A
Sociedade Paraense de Defesa dos Direitos Humanos e o Movimento Nacional
dos Direitos Humanos
Considerando
os últimos acontecimentos em torno do julgamento de Eldorado dos Carajás,
vêm a público fazer os seguintes esclarecimentos:
I
– Quem é a SDDH e qual a sua relação com o processo de Eldorado dos
Carajás
Fundada
em 08 de agosto de 1977, a SDDH – Sociedade Paraense de Defesa dos
Direitos Humanos, organização não governamental sem fins lucrativos e
filiada ao Movimento Nacional de Direitos Humanos, conta hoje com 25 anos de existência, estando entre as associações civis mais
antigas do Brasil na luta pelas liberdades democráticas, prevalência
dos direitos humanos e justiça social. Iniciou suas atividades na
ditadura militar, quando os direitos civis e políticos sofriam uma dura
castração, e bens como a vida, a liberdade, a integridade física,
pouco ou quase nada significavam.
Nesse
contexto, enquanto instituição, alimentou-se dos sonhos dos voluntários
e da ajuda humanitária internacional; aprendeu a escrever em 1979
editando o jornal alternativo “RESISTÊNCIA
– resistir é o primeiro passo”- prêmio ESSO de jornalismo. E
resistiu, com a perseverança de quem nunca descreu neste País. Teve
dois ex-presidentes assassinados - Paulo Fontelles e Jaime Teixeira -
seus membros foram presos, sua gráfica incendiada e bancas de revista
que vendiam seu jornal sofreram atentados a bomba. Acompanhou de forma
ativa as principais lutas da sociedade brasileira nesse período. Atuou
e atua na área urbana denunciando a violência policial e apurando a
responsabilidade em crimes de grave violações dos direitos humanos; na
área rural, se dedicou à luta pela reforma agrária oferecendo
assessoria jurídico-política na violenta região sudeste do Pará,
onde mantém um núcleo em Marabá desde 1986.
Dedicada
com vigor no combate a impunidade no Pará e apuração de casos
exemplares de violação dos direitos humanos, acompanha desde o início
o caso "massacre de eldorado dos carajás" com uma EQUIPE DE
ADVOGADOS, sempre com o
apoio irrestrito das entidades locais e familiares das vítimas. Com
esse espírito, a SDDH
soube abrir os seus caminhos, avaliando o contexto onde a contemporânea
temática dos direitos humanos está inserida. Verificou que o forte
instrumento da denúncia na década
de noventa, embora importante, já não era tão forte para mudar;
todavia, as ações propositivas
constituíram-se em um novo e difícil desafio a ser travado no campo
institucional, entre eles o Poder Judiciário. E resolvemos aceitar.
A
Sociedade Paraense de Defesa dos Direitos Humanos (SDDH), integrante do
Movimento Nacional de Direitos Humanos (MNDH), diante do que foi
demonstrado vem de público manifestar sua posição em continuar
atuando no julgamento do Caso "Massacre de Eldorado dos Carajás"

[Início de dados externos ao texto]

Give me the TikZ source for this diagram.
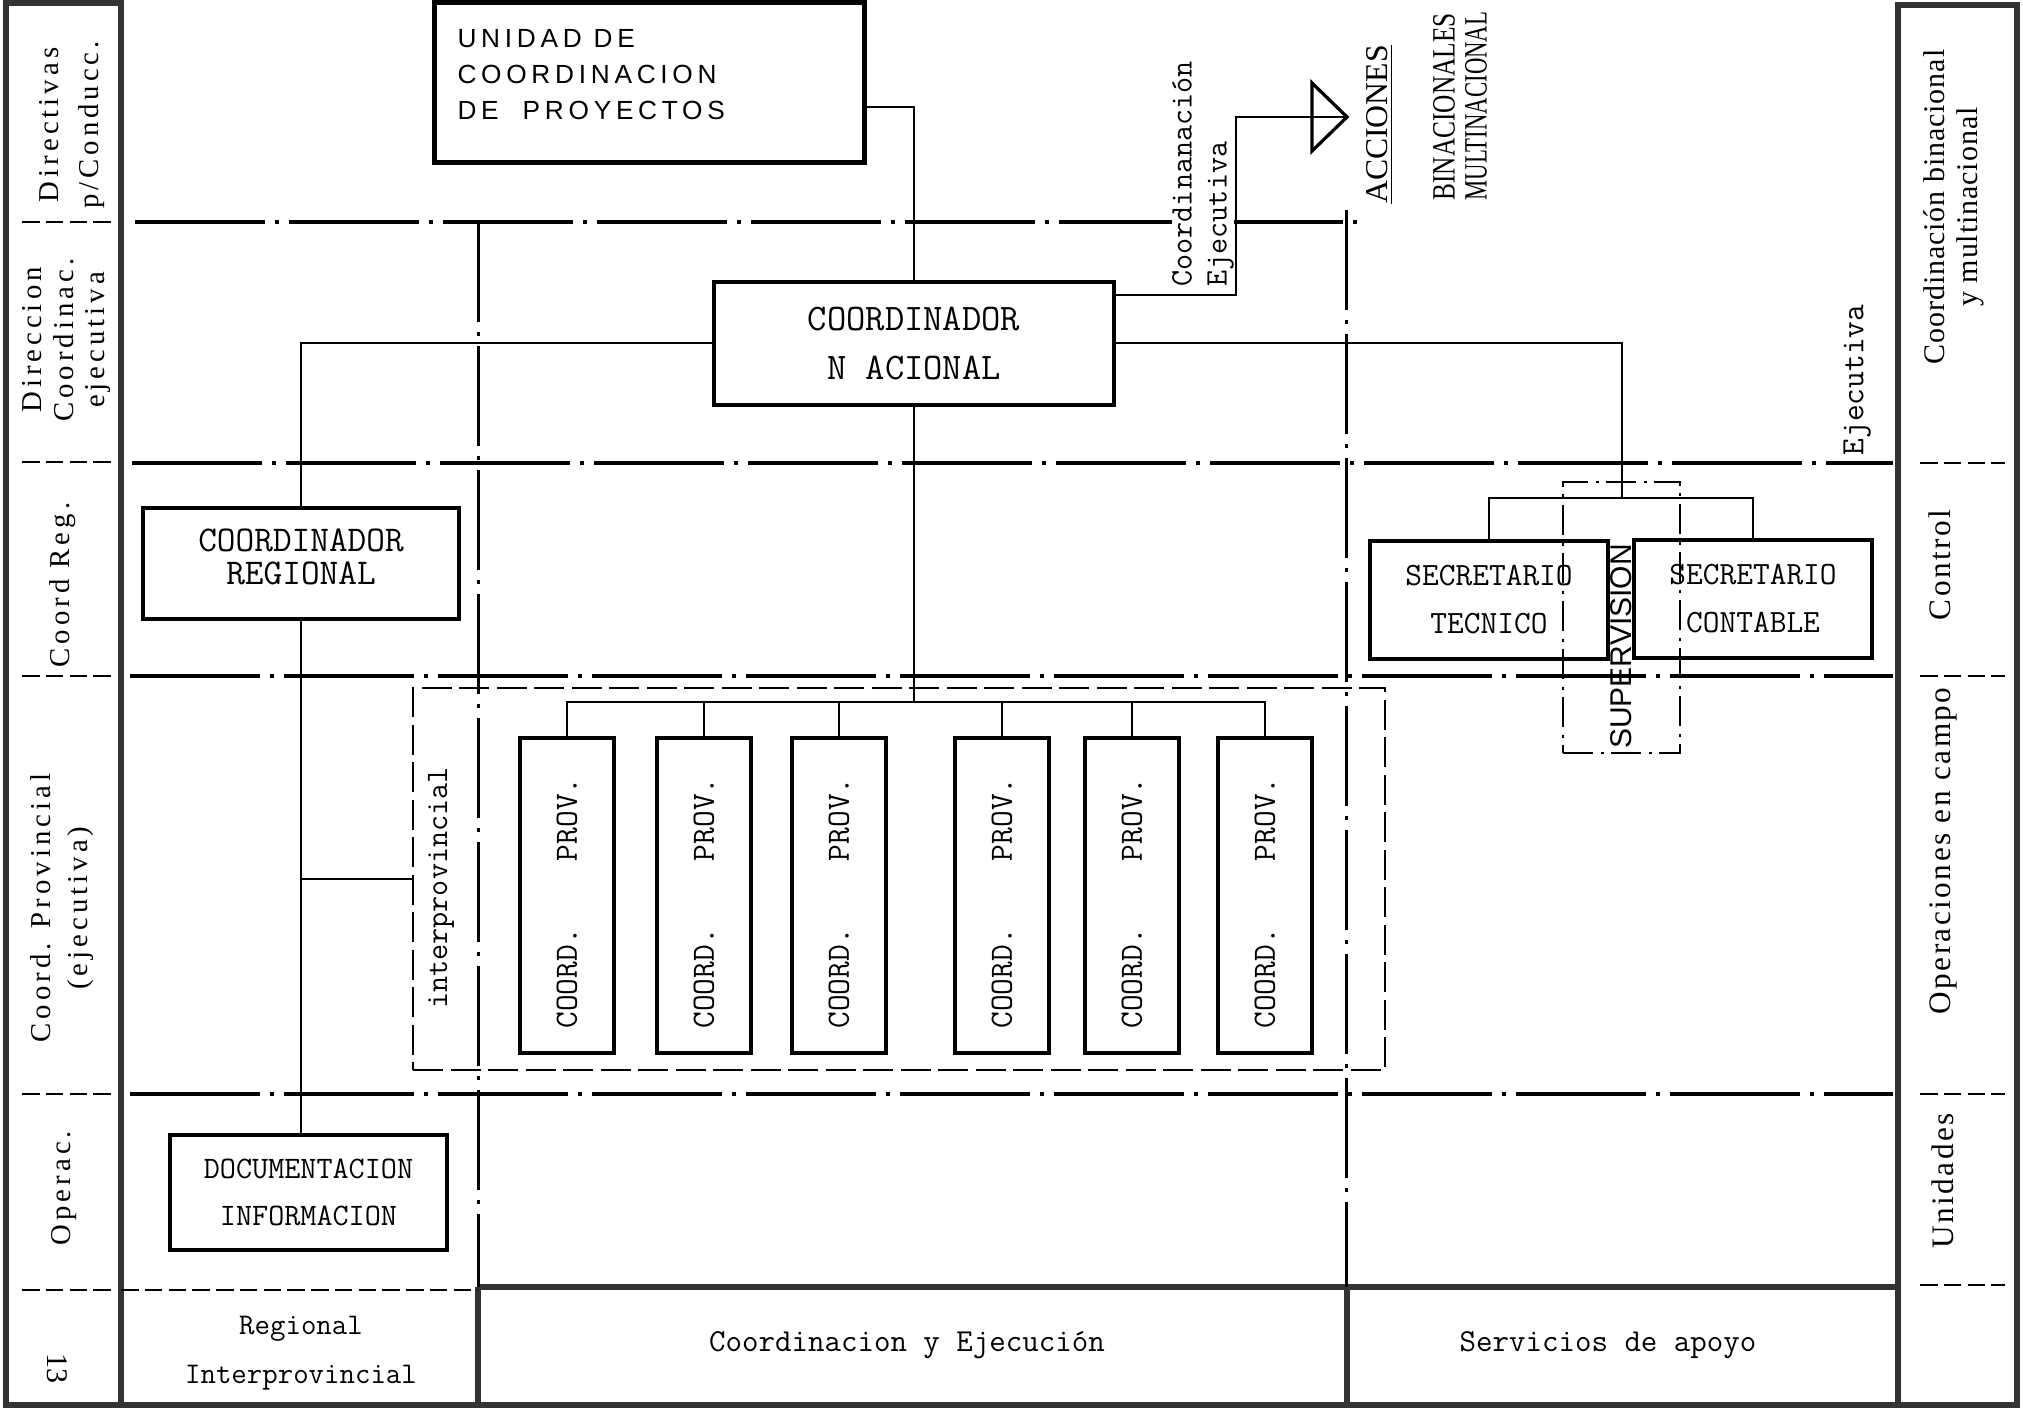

marcado para o próximo dia 14 de maio. A SDDH acredita que, depois da
anulação do primeiro julgamento, em que os oficiais comandantes do
massacre foram absolvidos, o Tribunal de Justiça do Estado do Pará (TJE)
também passou a sentar no banco dos réus ao lado dos acusados. E para
desmascarar a farsa que o TJE montou é preciso que este julgamento se
realize e que todas as conseqüências advindas do seu resultado sejam
assumidas pela Justiça. Os fatos provam que só a condenação dos réus
à pena máxima evitará o escárnio internacional da Justiça
brasileira, a exemplo do que já aconteceu no primeiro julgamento.
II
– Porquê a SDDH decidiu continuar no Julgamento de Eldorado dos Carajás
Não é preciso
lembrar os detalhes da ação que tropas da Polícia Militar do Pará,
cumprindo ordens do seu comandante maior, o governador Almir Gabriel,
levaram a cabo no dia 17 de abril de 1996, na “Curva do S”, no km 96
da PA 150, interrompendo a caminhada de 1.500 pessoas, entre homens,
mulheres e crianças, que faziam uma manifestação pacífica que ficou
conhecida como “Caminhada Pela Reforma Agrária”. O grupo composto
por integrantes do Movimento dos Trabalhadores Rurais Sem-Terra (MST)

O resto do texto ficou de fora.